Thursday’s Euro election results are expected tonight, but in Croydon Labour the party in-fighting has already begun, as WALTER CRONXITE reports
Recriminations and faction fighting has broken into public among the Croydon Labour Party even before the votes have been counted today for the European elections.
Inevitably, at the centre of a simmering row is Jack Buck, the full-time “professional”, self-described “borough organiser”, employed by Tony Newman and the Labour group.
Buck, a prominent member of Momentum and an elected councillor in Southwark, has launched an attack on Seb Dance, the No2 on Labour’s list in London for the European Parliament, and likely to be returned to Strasbourg as a result of Thursday’s vote.
Dance came to Croydon for the somewhat subdued launch of Labour’s EU election campaign, appearing on a platform alongside Progress MP Steve Reed OBE.
Dance’s mistake, in Buck’s eyes, was to state publicly after the election that not enough had been done during the brief campaign to challenge Nigel Farage.
“He goes unchallenged, unmatched,” Dance tweeted.
“The opposition to his programme – which should be the core mission of parties like mine – is lacking. We must rise to this challenge and fast!”
In charge of organising election campaigning for Labour in Croydon is… Jack Buck.
Buck’s angry response saw him calling yesterday for mandatory re-selection of Labour MPs by party members. Buck spends much of his time based in the office of Croydon Central MP Sarah Jones.
Buck, who is never shy in coming forward to express his own, often strident points of view on social media, apparently without any fear of sanction from his employers or local party, was highly critical of Dance for what the party employee has deemed to be a breach of party discipline.
“What a surprise that two days after [the election], in all likelihood, being re-elected some choose to revert to criticising the party,” was Buck’s interpretation of Dance’s comments on Twitter.
“All with a General Election on the horizon and the potential for a majority Labour govt. ”
Now Buck wants to have the party take action and give members the power to stop such disloyalty being displayed again.
“The party must put a stop to this by ensuring members have a say in #GE2019 selections,” he tweeted.
Of course, much has changed within the Labour Party since 2015, although Reed (who was selected as Labour’s Croydon North candidate in 2012) and Jones (2014) have never had to face any re-selection process before the much-enlarged memberships of their Constituency Labour Parties since Jeremy Corbyn became party leader.
Dance’s finest moment as an MEP was the occasion when, in a European Parliament session, he sought to subvert Farage by holding up a sign stating “He’s lying to you”, with an arrow pointing in the direction of the former leader of UKIP.

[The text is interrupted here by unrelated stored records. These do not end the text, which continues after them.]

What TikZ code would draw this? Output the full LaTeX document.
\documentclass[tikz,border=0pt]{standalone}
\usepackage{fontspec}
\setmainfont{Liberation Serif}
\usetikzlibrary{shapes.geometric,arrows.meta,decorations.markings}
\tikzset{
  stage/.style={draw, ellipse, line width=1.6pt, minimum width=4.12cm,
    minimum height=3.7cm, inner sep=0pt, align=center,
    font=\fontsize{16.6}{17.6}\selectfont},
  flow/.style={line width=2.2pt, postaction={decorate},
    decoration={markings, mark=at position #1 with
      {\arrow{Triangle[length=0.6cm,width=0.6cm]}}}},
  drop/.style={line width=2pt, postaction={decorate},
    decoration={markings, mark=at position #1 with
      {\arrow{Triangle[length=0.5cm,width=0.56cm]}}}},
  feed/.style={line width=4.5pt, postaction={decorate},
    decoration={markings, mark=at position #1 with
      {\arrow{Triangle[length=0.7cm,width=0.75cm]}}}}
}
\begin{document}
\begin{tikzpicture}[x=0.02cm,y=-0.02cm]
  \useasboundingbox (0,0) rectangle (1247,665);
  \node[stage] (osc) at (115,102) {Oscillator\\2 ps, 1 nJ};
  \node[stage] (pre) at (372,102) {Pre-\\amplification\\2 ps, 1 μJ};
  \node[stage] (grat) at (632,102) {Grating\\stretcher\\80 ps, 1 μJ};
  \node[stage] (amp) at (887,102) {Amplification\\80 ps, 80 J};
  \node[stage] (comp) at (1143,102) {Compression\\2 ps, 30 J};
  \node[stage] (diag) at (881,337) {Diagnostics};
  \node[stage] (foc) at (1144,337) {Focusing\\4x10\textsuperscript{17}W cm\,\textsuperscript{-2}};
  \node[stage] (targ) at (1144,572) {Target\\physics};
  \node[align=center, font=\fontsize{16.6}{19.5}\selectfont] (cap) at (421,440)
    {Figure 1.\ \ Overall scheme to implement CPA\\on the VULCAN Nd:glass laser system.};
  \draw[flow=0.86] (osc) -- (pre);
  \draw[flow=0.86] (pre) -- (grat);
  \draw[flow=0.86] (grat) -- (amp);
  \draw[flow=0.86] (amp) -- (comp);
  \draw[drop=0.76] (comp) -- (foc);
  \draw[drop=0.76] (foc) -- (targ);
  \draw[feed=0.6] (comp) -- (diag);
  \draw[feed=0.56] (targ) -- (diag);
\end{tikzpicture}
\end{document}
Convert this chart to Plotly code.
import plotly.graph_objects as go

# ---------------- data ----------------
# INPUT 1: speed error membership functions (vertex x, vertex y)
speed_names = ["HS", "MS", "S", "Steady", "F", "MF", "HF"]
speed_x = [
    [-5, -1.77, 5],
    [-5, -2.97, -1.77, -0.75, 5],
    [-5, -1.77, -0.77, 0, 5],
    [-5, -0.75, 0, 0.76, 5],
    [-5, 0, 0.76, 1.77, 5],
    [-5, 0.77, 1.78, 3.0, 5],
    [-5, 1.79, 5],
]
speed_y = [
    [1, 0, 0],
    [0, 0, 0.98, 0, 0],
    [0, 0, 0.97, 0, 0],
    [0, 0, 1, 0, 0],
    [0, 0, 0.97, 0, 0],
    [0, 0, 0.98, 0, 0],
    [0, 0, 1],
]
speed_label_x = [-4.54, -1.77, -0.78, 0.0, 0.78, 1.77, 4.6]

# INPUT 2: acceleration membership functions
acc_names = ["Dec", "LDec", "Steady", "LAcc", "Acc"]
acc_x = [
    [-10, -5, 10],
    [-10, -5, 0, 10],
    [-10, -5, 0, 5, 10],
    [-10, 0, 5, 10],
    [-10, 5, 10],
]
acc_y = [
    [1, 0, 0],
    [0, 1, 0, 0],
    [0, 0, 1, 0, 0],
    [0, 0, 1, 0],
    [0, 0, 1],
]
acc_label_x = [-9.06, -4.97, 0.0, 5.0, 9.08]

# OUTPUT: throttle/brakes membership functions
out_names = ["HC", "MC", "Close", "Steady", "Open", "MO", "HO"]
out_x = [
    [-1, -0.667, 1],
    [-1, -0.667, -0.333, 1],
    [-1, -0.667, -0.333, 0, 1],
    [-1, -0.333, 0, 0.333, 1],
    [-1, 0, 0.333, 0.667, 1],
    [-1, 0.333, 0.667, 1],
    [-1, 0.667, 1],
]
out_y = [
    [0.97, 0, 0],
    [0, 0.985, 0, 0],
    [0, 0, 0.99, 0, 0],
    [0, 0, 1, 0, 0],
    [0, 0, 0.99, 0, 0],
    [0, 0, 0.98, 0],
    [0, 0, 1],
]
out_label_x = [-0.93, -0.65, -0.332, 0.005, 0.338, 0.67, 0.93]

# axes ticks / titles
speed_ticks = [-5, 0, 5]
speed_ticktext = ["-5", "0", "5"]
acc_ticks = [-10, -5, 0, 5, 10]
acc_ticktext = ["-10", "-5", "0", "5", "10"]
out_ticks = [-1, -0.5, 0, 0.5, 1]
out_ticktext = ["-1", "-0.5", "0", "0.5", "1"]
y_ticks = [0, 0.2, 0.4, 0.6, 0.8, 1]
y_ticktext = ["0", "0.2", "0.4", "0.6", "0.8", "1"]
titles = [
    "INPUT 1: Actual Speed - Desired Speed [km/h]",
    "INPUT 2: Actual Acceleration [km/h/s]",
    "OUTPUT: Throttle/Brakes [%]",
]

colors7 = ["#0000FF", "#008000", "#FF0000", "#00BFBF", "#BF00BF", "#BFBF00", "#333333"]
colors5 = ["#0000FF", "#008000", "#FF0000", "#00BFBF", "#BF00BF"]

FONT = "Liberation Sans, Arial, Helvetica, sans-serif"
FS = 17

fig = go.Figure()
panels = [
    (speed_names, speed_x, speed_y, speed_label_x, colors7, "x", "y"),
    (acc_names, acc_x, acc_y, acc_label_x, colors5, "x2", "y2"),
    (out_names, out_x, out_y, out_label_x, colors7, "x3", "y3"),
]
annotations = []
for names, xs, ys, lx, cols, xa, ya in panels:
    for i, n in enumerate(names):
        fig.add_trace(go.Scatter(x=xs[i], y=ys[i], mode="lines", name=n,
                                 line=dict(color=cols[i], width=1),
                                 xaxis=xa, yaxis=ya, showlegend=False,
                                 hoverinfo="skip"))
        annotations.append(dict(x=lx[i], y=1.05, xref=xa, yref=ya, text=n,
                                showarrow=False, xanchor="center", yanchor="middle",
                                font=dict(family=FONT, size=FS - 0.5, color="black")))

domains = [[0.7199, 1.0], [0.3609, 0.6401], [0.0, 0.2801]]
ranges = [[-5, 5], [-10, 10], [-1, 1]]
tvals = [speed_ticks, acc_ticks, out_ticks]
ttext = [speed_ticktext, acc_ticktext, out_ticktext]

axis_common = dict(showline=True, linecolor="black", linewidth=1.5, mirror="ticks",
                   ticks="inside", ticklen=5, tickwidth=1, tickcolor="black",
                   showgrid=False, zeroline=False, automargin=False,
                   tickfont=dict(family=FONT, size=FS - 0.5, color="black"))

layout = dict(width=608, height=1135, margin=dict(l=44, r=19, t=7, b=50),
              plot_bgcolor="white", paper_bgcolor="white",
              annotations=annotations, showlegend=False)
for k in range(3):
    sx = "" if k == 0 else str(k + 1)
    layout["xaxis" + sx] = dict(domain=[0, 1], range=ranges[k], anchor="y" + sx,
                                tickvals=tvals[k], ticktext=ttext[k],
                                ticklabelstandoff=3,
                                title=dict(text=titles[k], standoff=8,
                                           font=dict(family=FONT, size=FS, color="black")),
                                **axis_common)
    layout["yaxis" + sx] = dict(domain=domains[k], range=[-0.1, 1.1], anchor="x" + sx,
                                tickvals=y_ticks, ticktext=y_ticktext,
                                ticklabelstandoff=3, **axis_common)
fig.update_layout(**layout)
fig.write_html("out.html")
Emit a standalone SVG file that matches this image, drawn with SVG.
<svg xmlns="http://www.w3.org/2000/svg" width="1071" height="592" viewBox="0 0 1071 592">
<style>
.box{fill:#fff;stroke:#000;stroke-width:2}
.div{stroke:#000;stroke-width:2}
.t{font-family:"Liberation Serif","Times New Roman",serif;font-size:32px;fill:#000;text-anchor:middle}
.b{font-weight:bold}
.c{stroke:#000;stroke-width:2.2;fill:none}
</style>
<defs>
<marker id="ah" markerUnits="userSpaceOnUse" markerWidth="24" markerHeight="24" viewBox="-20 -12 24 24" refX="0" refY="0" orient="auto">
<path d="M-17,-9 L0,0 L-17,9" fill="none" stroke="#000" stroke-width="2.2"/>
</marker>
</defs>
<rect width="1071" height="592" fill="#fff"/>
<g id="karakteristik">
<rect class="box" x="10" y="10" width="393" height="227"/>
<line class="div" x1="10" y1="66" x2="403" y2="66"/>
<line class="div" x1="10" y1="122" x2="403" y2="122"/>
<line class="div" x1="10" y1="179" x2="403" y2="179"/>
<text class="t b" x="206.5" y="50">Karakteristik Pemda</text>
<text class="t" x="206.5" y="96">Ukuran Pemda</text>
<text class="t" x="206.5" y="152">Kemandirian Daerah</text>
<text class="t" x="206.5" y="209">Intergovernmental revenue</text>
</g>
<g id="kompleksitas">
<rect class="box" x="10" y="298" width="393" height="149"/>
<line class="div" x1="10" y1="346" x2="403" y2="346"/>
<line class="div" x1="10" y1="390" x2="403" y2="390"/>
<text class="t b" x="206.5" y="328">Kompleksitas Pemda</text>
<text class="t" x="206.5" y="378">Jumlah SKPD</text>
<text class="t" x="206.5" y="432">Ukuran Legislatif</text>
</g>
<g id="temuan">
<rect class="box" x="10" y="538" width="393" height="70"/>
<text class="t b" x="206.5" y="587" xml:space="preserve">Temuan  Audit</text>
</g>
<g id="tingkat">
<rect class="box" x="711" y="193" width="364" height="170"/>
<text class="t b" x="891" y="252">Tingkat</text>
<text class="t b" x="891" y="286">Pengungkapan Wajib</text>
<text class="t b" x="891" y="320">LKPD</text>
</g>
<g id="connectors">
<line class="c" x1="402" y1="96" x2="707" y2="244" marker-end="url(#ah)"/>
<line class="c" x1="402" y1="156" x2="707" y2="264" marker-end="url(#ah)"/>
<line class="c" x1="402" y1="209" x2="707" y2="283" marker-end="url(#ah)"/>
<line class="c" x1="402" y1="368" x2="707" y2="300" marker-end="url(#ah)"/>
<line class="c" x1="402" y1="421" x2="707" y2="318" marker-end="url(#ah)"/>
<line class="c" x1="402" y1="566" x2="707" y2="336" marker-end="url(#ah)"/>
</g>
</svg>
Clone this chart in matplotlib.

“Farage has been allowed to sail through this campaign repeating the same *lies* as he did in 2016,” a clearly frustrated Dance tweeted this weekend.
Dance looks likely to be re-elected, but he will probably be one of only two Labour MEPs in London. In 2014, Labour had four MEPs elected.
Turnout in the Euro elections on Thursday was better than in 2014, with Sutton’s voter participation up 6.8 per cent on five years ago at 46.3 per cent by the time polls closed.
Croydon, where Jo Negrini, the council’s £220,000 per year chief executive, routinely pockets an extra £10,000 or so every election as returning officer, is systemically slow and inherently secretive in its counting process. So unlike many local authorities where the democratic process is conducted openly and transparently, there is no official information on turnout in Croydon.
Social media posts from Waddon councillor Andrew Pelling suggested a jump in turnout in the evening after a quiet day in polling stations, and a suggestion that young professionals were notable for their presence in their voting booths. This may suggest a vote share for Remain parties.
Pelling reported that, “Waddon Labour party made a big effort to encourage Labour supporters to go to the polls.”
Labour did seem to be the most active party on election day.
Croydon’s Conservatives appeared to want to pretend the European elections did not exist, as instead of carrying out the election day ritual of knocking on doors and “getting the vote out”, Croydon Tories instead chose to attend a dinner for Home Secretary Sajid Javid to raise funds for… election campaigns.
They might need the money soon, too, if that General Election does take place.